# Given instruction
Only the lines from the one containing "Write the seaborn" through the one containing "200, 212, 205.6, 195, 219]" should be duplicated, exactly as they appear. Pictures are to be left out.

>> Start Material supplied

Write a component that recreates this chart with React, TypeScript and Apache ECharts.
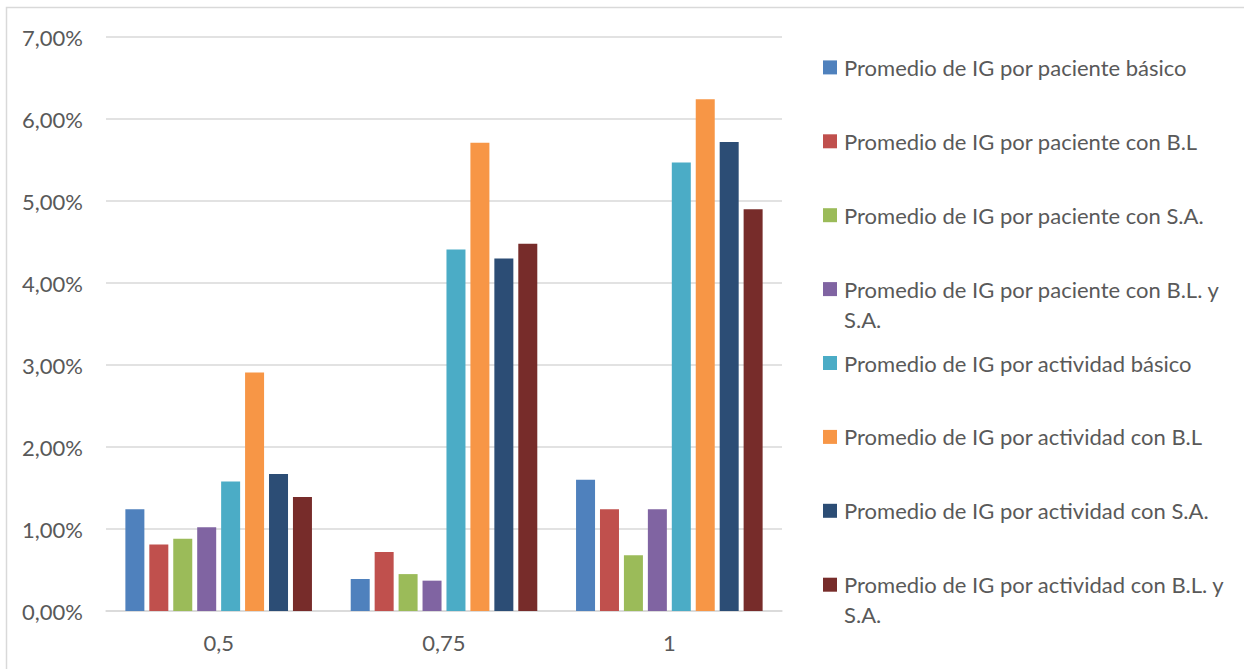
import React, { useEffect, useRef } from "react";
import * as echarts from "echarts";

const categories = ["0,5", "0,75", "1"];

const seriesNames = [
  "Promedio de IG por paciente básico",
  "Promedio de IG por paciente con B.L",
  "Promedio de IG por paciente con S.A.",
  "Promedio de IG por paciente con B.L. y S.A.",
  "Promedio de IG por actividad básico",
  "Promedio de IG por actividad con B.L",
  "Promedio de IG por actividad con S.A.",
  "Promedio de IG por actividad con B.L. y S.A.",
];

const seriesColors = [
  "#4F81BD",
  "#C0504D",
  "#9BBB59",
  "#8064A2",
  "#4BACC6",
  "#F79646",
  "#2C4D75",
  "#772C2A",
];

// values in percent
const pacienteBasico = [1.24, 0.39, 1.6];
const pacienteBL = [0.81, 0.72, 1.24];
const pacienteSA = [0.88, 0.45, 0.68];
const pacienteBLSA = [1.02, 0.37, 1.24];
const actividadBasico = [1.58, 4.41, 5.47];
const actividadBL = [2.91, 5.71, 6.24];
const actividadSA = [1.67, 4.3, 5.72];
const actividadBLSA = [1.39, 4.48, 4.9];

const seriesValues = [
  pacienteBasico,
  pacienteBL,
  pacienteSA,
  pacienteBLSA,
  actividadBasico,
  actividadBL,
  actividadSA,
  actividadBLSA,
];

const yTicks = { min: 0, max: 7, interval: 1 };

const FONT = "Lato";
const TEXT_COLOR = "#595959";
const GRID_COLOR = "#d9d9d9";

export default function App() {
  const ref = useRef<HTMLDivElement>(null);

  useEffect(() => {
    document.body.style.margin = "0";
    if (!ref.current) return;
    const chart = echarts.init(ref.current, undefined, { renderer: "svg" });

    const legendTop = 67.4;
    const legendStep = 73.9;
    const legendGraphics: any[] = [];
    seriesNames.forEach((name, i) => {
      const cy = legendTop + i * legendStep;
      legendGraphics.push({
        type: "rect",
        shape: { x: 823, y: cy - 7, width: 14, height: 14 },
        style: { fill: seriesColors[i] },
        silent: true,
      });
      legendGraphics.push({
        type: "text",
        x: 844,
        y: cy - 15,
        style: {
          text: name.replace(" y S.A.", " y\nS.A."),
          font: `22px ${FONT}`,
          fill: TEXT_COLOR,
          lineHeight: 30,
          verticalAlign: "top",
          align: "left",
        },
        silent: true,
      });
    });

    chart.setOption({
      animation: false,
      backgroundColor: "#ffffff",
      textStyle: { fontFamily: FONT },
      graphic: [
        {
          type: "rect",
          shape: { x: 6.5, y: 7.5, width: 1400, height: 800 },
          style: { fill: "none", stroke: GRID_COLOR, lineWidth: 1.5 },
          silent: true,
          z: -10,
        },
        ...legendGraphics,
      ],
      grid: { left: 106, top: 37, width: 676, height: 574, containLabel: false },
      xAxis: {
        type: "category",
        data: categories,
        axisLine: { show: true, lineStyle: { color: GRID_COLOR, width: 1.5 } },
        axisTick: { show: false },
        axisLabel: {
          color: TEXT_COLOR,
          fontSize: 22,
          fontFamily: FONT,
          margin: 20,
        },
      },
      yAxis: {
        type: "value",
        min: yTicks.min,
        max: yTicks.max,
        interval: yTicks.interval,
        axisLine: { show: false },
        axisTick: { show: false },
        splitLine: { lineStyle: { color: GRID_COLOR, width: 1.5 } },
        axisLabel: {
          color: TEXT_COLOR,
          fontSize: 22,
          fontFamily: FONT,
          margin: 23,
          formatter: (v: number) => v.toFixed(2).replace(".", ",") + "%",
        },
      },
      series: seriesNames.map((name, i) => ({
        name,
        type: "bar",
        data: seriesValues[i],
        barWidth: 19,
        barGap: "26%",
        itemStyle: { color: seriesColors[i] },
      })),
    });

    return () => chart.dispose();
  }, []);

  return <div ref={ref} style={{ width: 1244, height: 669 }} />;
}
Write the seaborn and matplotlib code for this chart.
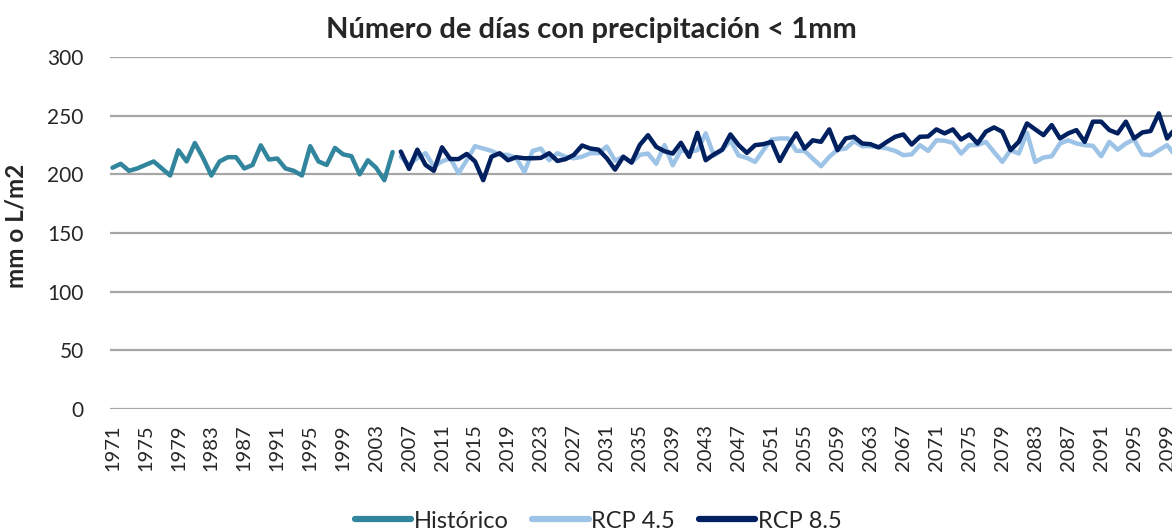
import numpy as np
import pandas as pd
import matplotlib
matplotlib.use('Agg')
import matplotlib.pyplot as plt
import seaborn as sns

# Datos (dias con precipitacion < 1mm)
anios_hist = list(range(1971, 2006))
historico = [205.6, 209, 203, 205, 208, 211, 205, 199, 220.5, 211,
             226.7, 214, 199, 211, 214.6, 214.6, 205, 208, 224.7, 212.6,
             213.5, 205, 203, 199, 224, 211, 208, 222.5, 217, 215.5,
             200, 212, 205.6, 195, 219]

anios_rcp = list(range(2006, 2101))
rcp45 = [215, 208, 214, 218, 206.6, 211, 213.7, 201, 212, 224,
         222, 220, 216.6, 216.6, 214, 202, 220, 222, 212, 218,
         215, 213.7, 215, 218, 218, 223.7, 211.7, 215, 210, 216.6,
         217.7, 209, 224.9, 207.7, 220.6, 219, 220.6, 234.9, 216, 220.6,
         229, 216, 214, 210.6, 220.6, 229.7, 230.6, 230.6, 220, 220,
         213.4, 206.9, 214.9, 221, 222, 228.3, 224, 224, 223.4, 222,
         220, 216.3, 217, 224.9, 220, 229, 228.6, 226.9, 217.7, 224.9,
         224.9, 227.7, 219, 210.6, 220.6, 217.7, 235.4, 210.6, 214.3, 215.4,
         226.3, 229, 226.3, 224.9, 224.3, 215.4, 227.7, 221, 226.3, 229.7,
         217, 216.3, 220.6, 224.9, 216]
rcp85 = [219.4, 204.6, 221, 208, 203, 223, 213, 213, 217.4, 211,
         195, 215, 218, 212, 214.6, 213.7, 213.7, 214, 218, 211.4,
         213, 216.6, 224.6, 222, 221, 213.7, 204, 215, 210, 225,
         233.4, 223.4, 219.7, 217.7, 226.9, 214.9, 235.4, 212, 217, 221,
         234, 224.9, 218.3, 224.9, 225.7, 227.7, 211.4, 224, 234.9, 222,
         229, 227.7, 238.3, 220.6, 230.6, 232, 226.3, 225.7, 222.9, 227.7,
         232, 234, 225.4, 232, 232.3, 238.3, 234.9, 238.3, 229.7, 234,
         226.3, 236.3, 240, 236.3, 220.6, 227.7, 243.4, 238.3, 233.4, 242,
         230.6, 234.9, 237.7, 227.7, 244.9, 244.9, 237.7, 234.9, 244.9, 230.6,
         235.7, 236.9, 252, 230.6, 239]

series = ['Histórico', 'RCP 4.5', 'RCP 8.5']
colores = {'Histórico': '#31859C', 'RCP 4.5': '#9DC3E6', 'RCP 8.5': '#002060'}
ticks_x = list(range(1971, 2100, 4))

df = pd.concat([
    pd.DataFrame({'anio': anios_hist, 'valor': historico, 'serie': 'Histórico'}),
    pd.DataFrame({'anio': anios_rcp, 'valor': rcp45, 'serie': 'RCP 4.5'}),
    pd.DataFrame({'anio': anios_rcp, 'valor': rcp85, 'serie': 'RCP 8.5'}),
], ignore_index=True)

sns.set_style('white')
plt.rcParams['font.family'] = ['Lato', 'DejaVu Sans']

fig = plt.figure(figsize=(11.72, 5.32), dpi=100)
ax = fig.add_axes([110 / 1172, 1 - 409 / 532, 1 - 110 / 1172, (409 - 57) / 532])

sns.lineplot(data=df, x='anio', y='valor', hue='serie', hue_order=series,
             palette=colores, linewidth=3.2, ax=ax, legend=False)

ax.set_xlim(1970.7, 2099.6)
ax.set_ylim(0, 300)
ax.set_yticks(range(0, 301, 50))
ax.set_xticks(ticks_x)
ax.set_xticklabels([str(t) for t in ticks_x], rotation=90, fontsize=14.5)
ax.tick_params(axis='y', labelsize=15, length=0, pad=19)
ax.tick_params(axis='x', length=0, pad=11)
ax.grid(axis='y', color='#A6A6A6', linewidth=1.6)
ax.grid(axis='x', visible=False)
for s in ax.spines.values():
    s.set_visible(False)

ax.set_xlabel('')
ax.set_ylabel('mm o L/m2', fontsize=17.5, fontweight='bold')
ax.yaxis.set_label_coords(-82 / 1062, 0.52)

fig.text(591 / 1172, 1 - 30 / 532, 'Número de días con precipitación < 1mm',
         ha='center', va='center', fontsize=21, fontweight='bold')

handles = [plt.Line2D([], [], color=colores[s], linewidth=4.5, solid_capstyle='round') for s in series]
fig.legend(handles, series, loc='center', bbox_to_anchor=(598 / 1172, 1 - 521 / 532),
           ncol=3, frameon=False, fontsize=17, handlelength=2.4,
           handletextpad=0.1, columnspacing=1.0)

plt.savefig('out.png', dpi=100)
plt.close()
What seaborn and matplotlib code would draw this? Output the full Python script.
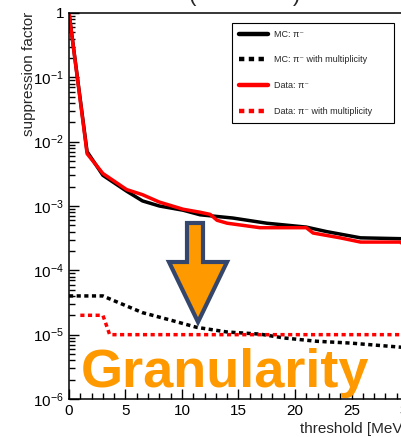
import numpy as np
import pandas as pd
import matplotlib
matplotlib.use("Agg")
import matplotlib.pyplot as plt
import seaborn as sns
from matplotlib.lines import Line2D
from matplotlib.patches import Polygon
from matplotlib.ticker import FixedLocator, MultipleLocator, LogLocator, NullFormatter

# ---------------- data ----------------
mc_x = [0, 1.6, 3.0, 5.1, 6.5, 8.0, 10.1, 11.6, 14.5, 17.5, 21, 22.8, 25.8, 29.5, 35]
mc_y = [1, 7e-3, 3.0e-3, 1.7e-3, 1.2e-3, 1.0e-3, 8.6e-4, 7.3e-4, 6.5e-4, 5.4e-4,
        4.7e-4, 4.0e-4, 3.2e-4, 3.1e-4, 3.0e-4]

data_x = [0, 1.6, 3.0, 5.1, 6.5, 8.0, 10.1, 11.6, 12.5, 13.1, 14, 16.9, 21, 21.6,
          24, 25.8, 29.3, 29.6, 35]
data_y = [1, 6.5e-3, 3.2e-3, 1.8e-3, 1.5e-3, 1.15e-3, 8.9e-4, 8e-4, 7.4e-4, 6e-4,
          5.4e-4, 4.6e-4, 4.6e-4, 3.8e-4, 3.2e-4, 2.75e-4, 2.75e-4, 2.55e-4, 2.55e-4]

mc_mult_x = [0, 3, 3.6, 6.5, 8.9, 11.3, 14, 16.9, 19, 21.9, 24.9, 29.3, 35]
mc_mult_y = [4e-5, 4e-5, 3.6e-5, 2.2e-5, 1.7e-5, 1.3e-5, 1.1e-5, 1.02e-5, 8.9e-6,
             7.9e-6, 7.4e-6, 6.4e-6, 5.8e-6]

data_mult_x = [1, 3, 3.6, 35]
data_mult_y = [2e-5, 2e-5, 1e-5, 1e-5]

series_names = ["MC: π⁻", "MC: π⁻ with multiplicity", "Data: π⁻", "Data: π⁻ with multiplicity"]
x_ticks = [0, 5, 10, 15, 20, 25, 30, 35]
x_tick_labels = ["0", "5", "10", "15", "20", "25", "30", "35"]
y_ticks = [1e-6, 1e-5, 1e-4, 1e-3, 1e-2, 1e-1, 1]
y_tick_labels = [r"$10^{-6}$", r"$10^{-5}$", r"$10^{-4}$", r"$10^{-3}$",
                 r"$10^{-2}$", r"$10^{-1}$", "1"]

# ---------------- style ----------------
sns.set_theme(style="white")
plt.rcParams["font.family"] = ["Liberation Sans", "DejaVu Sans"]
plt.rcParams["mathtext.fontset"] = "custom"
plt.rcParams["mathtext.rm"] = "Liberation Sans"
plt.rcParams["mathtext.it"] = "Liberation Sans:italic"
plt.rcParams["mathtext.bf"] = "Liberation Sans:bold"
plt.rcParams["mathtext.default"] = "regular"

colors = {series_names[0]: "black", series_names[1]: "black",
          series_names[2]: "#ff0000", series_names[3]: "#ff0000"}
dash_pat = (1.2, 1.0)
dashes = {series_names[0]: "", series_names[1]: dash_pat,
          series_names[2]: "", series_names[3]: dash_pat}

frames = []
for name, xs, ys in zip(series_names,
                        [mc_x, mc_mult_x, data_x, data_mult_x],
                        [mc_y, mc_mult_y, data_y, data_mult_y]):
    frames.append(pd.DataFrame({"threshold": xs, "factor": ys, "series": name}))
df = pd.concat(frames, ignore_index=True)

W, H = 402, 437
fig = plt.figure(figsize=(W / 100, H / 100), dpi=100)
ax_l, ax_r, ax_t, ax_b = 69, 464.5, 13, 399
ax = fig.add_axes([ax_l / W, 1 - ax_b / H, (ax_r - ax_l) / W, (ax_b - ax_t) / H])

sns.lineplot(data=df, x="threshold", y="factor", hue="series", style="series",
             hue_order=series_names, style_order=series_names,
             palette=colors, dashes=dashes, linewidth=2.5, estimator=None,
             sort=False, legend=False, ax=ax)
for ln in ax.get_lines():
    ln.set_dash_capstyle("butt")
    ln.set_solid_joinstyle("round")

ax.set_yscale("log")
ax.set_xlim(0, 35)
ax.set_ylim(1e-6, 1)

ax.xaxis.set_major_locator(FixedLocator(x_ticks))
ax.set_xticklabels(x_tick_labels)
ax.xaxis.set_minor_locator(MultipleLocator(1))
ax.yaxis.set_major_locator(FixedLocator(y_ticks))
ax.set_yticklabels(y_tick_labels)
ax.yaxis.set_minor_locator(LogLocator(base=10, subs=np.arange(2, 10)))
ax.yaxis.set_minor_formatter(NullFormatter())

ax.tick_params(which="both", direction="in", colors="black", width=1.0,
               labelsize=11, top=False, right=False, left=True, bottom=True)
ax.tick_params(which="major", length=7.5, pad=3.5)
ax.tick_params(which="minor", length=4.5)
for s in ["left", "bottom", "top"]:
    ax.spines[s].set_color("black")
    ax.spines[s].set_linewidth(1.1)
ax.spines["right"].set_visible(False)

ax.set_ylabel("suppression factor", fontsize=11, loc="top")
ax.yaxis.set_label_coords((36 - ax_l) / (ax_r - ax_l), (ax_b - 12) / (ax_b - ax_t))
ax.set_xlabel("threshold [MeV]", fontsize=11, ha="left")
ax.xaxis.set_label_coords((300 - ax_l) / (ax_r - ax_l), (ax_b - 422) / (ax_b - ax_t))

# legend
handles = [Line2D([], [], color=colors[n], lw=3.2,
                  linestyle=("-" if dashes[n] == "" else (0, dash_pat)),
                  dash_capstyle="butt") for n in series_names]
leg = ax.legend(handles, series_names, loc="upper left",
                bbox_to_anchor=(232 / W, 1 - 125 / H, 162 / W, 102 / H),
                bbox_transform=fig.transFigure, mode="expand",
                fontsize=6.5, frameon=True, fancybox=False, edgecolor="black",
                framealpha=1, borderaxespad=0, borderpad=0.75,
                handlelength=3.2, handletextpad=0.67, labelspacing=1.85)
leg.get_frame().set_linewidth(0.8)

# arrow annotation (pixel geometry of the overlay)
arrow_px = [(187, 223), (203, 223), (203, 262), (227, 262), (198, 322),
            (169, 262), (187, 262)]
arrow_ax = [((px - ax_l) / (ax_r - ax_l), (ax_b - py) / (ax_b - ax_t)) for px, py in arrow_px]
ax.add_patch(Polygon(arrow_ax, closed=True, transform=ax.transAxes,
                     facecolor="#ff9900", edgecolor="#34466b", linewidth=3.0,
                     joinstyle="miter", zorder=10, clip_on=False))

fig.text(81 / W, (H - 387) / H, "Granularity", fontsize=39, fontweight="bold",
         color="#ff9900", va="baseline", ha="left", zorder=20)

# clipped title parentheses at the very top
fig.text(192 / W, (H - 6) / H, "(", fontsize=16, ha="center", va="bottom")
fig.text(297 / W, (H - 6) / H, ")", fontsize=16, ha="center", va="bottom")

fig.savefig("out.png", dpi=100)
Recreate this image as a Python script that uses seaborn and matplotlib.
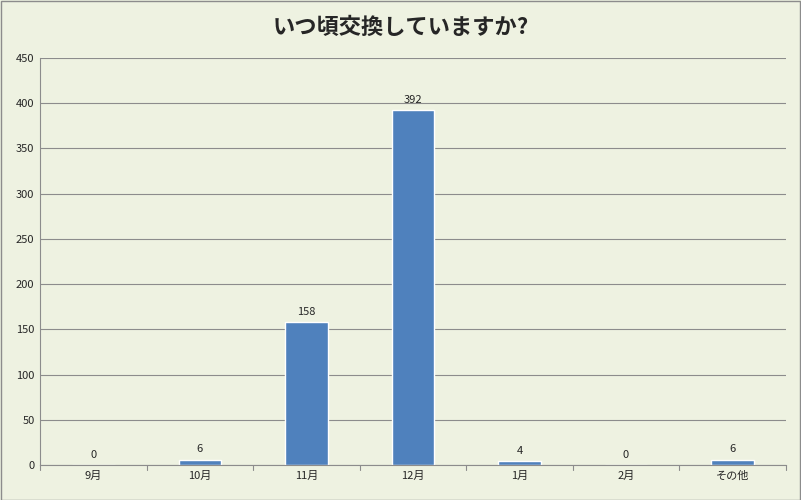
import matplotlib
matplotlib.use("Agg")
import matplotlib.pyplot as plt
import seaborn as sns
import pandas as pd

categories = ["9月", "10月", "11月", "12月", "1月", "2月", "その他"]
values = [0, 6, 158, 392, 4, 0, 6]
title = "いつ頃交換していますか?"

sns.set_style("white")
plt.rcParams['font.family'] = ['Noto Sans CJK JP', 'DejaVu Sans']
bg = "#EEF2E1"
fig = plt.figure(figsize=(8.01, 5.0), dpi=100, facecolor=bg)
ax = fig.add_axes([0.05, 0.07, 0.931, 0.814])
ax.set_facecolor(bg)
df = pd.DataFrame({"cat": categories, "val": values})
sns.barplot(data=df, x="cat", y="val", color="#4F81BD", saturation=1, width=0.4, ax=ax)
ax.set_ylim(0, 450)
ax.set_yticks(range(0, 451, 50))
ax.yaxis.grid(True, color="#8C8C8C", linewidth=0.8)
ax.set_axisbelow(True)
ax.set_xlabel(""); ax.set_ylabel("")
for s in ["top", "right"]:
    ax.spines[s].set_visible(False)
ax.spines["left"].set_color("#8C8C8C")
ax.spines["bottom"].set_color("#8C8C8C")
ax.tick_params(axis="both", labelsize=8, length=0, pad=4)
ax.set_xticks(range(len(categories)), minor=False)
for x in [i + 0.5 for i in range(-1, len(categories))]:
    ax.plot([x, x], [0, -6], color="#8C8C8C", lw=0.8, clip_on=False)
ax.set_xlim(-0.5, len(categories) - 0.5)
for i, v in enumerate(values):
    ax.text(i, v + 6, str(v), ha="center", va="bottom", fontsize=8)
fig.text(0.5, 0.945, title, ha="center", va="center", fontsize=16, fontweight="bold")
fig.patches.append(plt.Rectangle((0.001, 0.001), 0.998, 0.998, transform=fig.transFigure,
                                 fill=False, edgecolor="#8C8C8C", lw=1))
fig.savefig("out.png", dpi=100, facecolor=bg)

>> End Material supplied

# Answer to the task
Write the seaborn and matplotlib code for this chart.
import numpy as np
import pandas as pd
import matplotlib
matplotlib.use('Agg')
import matplotlib.pyplot as plt
import seaborn as sns

# Datos (dias con precipitacion < 1mm)
anios_hist = list(range(1971, 2006))
historico = [205.6, 209, 203, 205, 208, 211, 205, 199, 220.5, 211,
             226.7, 214, 199, 211, 214.6, 214.6, 205, 208, 224.7, 212.6,
             213.5, 205, 203, 199, 224, 211, 208, 222.5, 217, 215.5,
             200, 212, 205.6, 195, 219]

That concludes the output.